REQUIREMENT: From the first line of the listing below to the line with "const zoomTicksY = [10, 20, 30, 40, 50];", print each line exactly, and nothing more. Leave out the pictures.

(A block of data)
───

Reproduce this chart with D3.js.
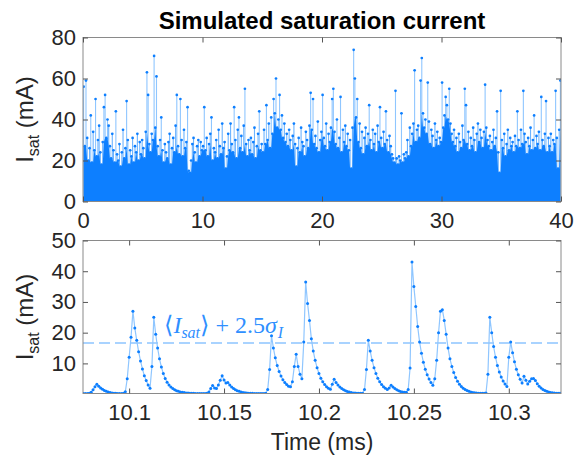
<!DOCTYPE html>
<html>
<head>
<meta charset="utf-8">
<script src="https://cdn.jsdelivr.net/npm/d3@7"></script>
<style>body{margin:0;background:#fff}svg{display:block}</style>
</head>
<body>
<div id="chart"></div>
<script>
// ---- data ----
const topTicksX = [0, 10, 20, 30, 40];
const topTicksY = [0, 20, 40, 60, 80];
const zoomTicksX = [10.1, 10.15, 10.2, 10.25, 10.3];
const zoomTicksY = [10, 20, 30, 40, 50];

// top panel: largest value in each 0.1 ms bin (mA)
const topStep = 0.1;
const topPeaks = [
  56,27,59,31,20,26,42,19,34,25,  50,22,30,37,24,18,29,46,52,31,
  40,37,27,21,33,25,19,44,23,20,  28,17,24,35,21,26,49,30,18,25,
  22,31,19,27,24,33,20,29,23,30,  26,21,34,63,52,28,24,33,30,71,
  36,61,27,22,30,41,25,19,28,24,  21,29,33,18,26,31,24,37,52,27,
  23,50,30,22,35,26,29,46,15,14,  20,28,31,24,19,27,30,22,29,25,
  27,46,25,31,22,28,33,41,20,26,  24,30,21,35,27,23,38,26,29,16,
  22,33,25,38,28,24,46,30,21,35,  41,26,32,24,37,55,28,22,30,25,
  31,23,29,36,21,27,33,44,25,28,  24,35,28,47,30,38,26,41,33,50,
  43,60,36,40,52,35,42,31,38,29,  33,27,35,30,25,32,38,28,17,26,
  31,24,36,29,27,22,34,30,26,37,  53,35,50,28,32,26,39,24,30,34,
  52,31,27,38,25,33,29,36,50,55,  34,28,40,26,31,51,24,35,29,37,
  27,33,25,30,16,36,74,60,41,50,  29,38,26,34,23,31,36,27,33,47,
  30,25,35,28,33,24,37,29,46,31,  26,34,28,44,30,24,32,27,23,21,
  19,54,21,18,22,20,43,19,23,21,  24,30,22,36,27,33,38,64,29,35,
  37,31,59,70,43,36,40,33,58,39,  28,35,32,26,38,30,34,27,31,29,
  58,36,42,51,47,40,55,38,33,29,  35,27,31,24,33,29,26,37,30,55,
  47,28,34,25,31,27,36,30,24,33,  38,29,35,31,26,34,57,36,30,27,
  32,25,29,35,27,31,44,24,14,54,  30,26,33,22,28,35,25,31,27,29,
  24,32,27,44,30,26,35,28,54,33,  29,23,31,27,36,25,30,42,26,32,
  28,34,25,51,30,27,33,49,24,31,  27,33,24,30,28,54,31,16,35,59
];

// bottom panel: samples every 0.001 ms from 10.076 ms (mA)
const zoomStart = 10.076, zoomStep = 0.001;
const zoomValues = [
  0.2,0.2,0.2,0.3,0.6,1.4,2.4,3.2,2.6,2.0,
  1.6,1.2,0.9,0.7,0.5,0.4,0.3,0.3,0.2,0.2,
  0.2,0.3,0.8,5.0,12.0,18.5,27.0,21.5,17.5,13.8,
  10.8,8.2,6.0,4.4,3.0,1.9,9.0,25.0,19.5,15.0,
  11.5,8.8,6.7,5.1,3.9,3.0,2.3,1.8,1.4,1.1,
  0.9,0.7,0.6,0.5,0.4,0.35,0.3,0.25,0.25,0.2,
  0.2,0.2,0.2,0.2,0.2,0.3,0.7,1.8,2.8,2.0,
  1.8,3.0,4.5,6.0,4.6,3.6,3.8,3.0,2.3,1.8,
  1.4,1.1,0.9,0.7,0.55,0.45,0.38,0.3,0.25,0.25,
  0.2,0.2,0.2,0.2,0.2,0.2,0.3,1.5,8.0,19.0,
  15.0,11.8,9.3,7.4,5.9,4.7,3.8,3.1,2.6,2.4,
  4.0,9.0,13.0,9.0,6.5,5.0,17.0,36.5,29.5,24.0,
  18.0,14.0,11.0,8.6,6.7,5.2,4.0,3.1,2.4,1.9,
  1.6,3.2,4.8,3.8,3.0,2.3,1.8,1.4,1.1,0.85,
  0.65,0.5,0.4,0.35,0.3,0.25,0.25,0.3,1.5,8.0,
  17.5,14.0,11.0,8.6,6.7,5.2,4.0,3.1,2.4,1.9,
  1.5,2.0,2.9,2.3,1.8,1.4,1.1,0.85,0.7,0.6,
  0.6,1.5,8.5,43.0,35.0,28.5,22.0,17.0,13.3,10.4,
  8.1,6.3,4.9,3.8,2.9,5.0,11.0,20.0,27.0,27.5,
  24.0,19.5,15.0,11.5,9.0,7.0,5.4,4.2,3.2,2.5,
  1.9,1.5,1.15,0.9,0.7,0.55,0.45,0.38,0.32,0.3,
  0.3,0.25,0.4,6.5,25.0,20.0,15.5,12.0,9.3,7.2,
  5.6,4.3,3.3,2.5,12.0,17.0,13.5,10.5,8.1,6.3,
  4.8,3.6,5.8,4.5,3.3,4.2,5.0,5.1,4.4,3.4,
  2.6,2.0,1.5,1.15,0.9,0.7,0.55,0.45,0.38,0.32,
  0.28,0.25
];
const threshold = 16.6;

// ---- layout ----
const W = 574, H = 456;
const L = 83, R = 561;
const P1 = { t: 37.5, b: 201.5 }, P2 = { t: 240.5, b: 393.5 };
const font = '"Liberation Sans", Arial, Helvetica, sans-serif';
const ink = '#262626', boxC = '#8a8a8a';
const dotC = '#0d7fff', lineC = '#8fc6ff', stemC = '#6cb3ff';

const svg = d3.select('#chart').append('svg').attr('width', W).attr('height', H)
  .style('font-family', font);

const x1 = d3.scaleLinear().domain([0, 40]).range([L, R]);
const y1 = d3.scaleLinear().domain([0, 80]).range([P1.b, P1.t]);
const x2 = d3.scaleLinear().domain([10.0757, 10.3275]).range([L, R]);
const y2 = d3.scaleLinear().domain([0.2, 50]).range([P2.b, P2.t]);

const defs = svg.append('defs');
[['clipTop', P1], ['clipBot', P2]].forEach(([id, p]) => {
  defs.append('clipPath').attr('id', id).append('rect')
    .attr('x', L).attr('y', p.t - 3).attr('width', R - L).attr('height', p.b - p.t + 3);
});

function frame(x, y, p, xt, yt, fmt) {
  const g = svg.append('g');
  g.append('rect').attr('x', L).attr('y', p.t).attr('width', R - L).attr('height', p.b - p.t)
    .attr('fill', 'none').attr('stroke', boxC).attr('stroke-width', 1);
  const ax = [
    g.append('g').attr('transform', `translate(0,${p.b})`)
      .call(d3.axisBottom(x).tickValues(xt).tickSizeInner(-5).tickSizeOuter(0).tickPadding(11).tickFormat(fmt)),
    g.append('g').attr('transform', `translate(0,${p.t})`)
      .call(d3.axisTop(x).tickValues(xt).tickSizeInner(-5).tickSizeOuter(0).tickFormat('')),
    g.append('g').attr('transform', `translate(${L},0)`)
      .call(d3.axisLeft(y).tickValues(yt).tickSizeInner(-5).tickSizeOuter(0).tickPadding(7)),
    g.append('g').attr('transform', `translate(${R},0)`)
      .call(d3.axisRight(y).tickValues(yt).tickSizeInner(-5).tickSizeOuter(0).tickFormat(''))
  ];
  ax.forEach(a => {
    a.select('.domain').remove();
    a.selectAll('line').attr('stroke', '#555');
    a.selectAll('text').attr('fill', ink).style('font-size', '22px').style('font-family', font);
  });
}

// ---- top panel ----
const topT = topPeaks.map((v, i) => (i + 0.5) * topStep);
// dense core where neighbouring pulses overlap
const body = topPeaks.map((v, i) => d3.min(topPeaks.slice(Math.max(0, i - 1), i + 2)));
const gTop = svg.append('g').attr('clip-path', 'url(#clipTop)');
gTop.selectAll('line.stem').data(topPeaks).join('line').attr('class', 'stem')
  .attr('x1', (d, i) => x1(topT[i])).attr('x2', (d, i) => x1(topT[i]))
  .attr('y1', y1(0)).attr('y2', d => y1(d))
  .attr('stroke', d => d > 38 ? lineC : stemC).attr('stroke-width', 1.1);
gTop.append('path').datum(body)
  .attr('d', d3.area().x((d, i) => x1(topT[i])).y0(y1(0)).y1(d => y1(d)))
  .attr('fill', dotC);
gTop.selectAll('circle').data(topPeaks).join('circle')
  .attr('cx', (d, i) => x1(topT[i])).attr('cy', d => y1(d)).attr('r', 1.35).attr('fill', dotC);
frame(x1, y1, P1, topTicksX, topTicksY, d3.format('d'));

// ---- bottom panel ----
const zoomT = zoomValues.map((v, i) => zoomStart + i * zoomStep);
const gBot = svg.append('g').attr('clip-path', 'url(#clipBot)');
gBot.append('line').attr('x1', L).attr('x2', R).attr('y1', y2(threshold)).attr('y2', y2(threshold))
  .attr('stroke', '#a9d3ff').attr('stroke-width', 2).attr('stroke-dasharray', '11,5');
gBot.append('path').datum(zoomValues)
  .attr('d', d3.line().x((d, i) => x2(zoomT[i])).y(d => y2(d)))
  .attr('fill', 'none').attr('stroke', lineC).attr('stroke-width', 1.2);
gBot.selectAll('circle').data(zoomValues).join('circle')
  .attr('cx', (d, i) => x2(zoomT[i])).attr('cy', d => y2(d)).attr('r', 1.5).attr('fill', dotC);
frame(x2, y2, P2, zoomTicksX, zoomTicksY, d => String(d));

// threshold label
const ann = svg.append('text').attr('x', 164).attr('y', 333).attr('fill', '#2f8fff')
  .style('font-family', '"Liberation Serif", "DejaVu Serif", serif').style('font-size', '24px');
ann.append('tspan').text('\u27E8');
ann.append('tspan').style('font-style', 'italic').text('I');
ann.append('tspan').style('font-style', 'italic').style('font-size', '16px').attr('dy', 5).text('sat');
ann.append('tspan').attr('dy', -5).text('\u27E9 + 2.5');
ann.append('tspan').style('font-style', 'italic').text('\u03C3');
ann.append('tspan').style('font-style', 'italic').style('font-size', '16px').attr('dy', 5).attr('dx', 1).text('I');

// ---- titles and labels ----
svg.append('text').attr('x', (L + R) / 2).attr('y', 29).attr('text-anchor', 'middle')
  .attr('fill', '#000').style('font-size', '24px').style('font-weight', 'bold')
  .text('Simulated saturation current');
svg.append('text').attr('x', (L + R) / 2).attr('y', 450).attr('text-anchor', 'middle')
  .attr('fill', ink).style('font-size', '23px').text('Time (ms)');

[P1, P2].forEach(p => {
  const t = svg.append('text').attr('transform', `translate(33,${(p.t + p.b) / 2}) rotate(-90)`)
    .attr('text-anchor', 'middle').attr('fill', ink).style('font-size', '24px');
  t.append('tspan').text('I');
  t.append('tspan').style('font-size', '16px').attr('dy', 6).text('sat');
  t.append('tspan').attr('dy', -6).text(' (mA)');
});
</script>
</body>
</html>
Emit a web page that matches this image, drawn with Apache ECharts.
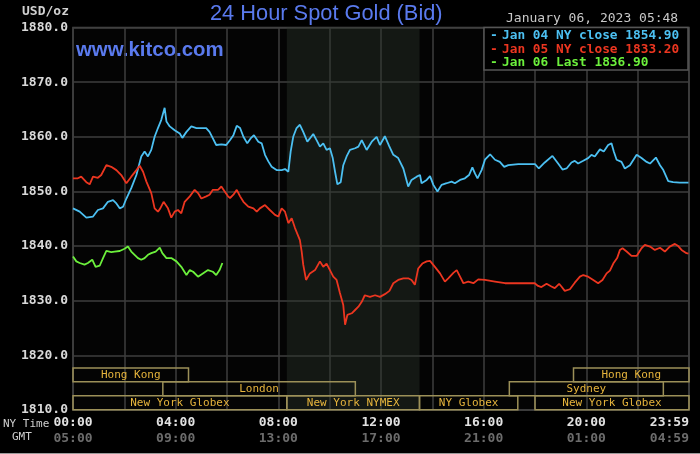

───

FINISHED TASK:
Reproduce this chart with D3.js.
<!DOCTYPE html>
<html>
<head>
<meta charset="utf-8">
<script src="https://cdn.jsdelivr.net/npm/d3@7"></script>
<style>body{margin:0;background:#fff}svg{display:block}</style>
</head>
<body>
<div id="chart"></div>
<script>
// ---- data ----
const topTicksX = [0, 10, 20, 30, 40];
const topTicksY = [0, 20, 40, 60, 80];
const zoomTicksX = [10.1, 10.15, 10.2, 10.25, 10.3];
const zoomTicksY = [10, 20, 30, 40, 50];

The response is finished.